Wednesday, March 14, 2007

Politics: Canada: Leader of Quebec's smallest party outshines the two main parties in election debate

In a free translation by refWrite's publisher Albert Gedraitis, Quebec daily Le Soleil in a French-language report by Jean-François Cliche says the audience at the Leaders Debate in the up-coming provincial election preferred Mario Dumont over the leaders of the two dominant parties.

The Leader of Democratic Action of Quebec, Mario Dumont, offered the best performance during the debate last nite, if one judges by the results of a poll by [three Quebec news organizations] CROP—La Presse—Le Soleil taken at the end of the evening.

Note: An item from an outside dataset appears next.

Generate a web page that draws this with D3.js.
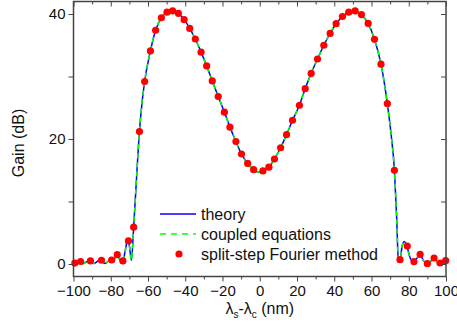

In effect, 42% of those polled said the performance of Dumont was "excellent" or "very good," compared to 29% for the outgoinjg Prime Minister, Jewan Charest, and 27% for the Leader of the separatist Parti Quebecois. Andre Boisclair.
One francophone voice that always impresses me, disagrees with the polls. The blogger Jacques Hamel gives his analysis and concludes that the leader of the Liberal Party of Quebec, Jean Charest, the present Prime Minister, won the debate.

Somewhere in my reading today I came upon the estimate that 50% of the ADQ members are separatists who don't want to vote for the separatist Parti Quebecois (PQ) in its present incarnation; and that the other 50% are federalists with many conservative tendencies.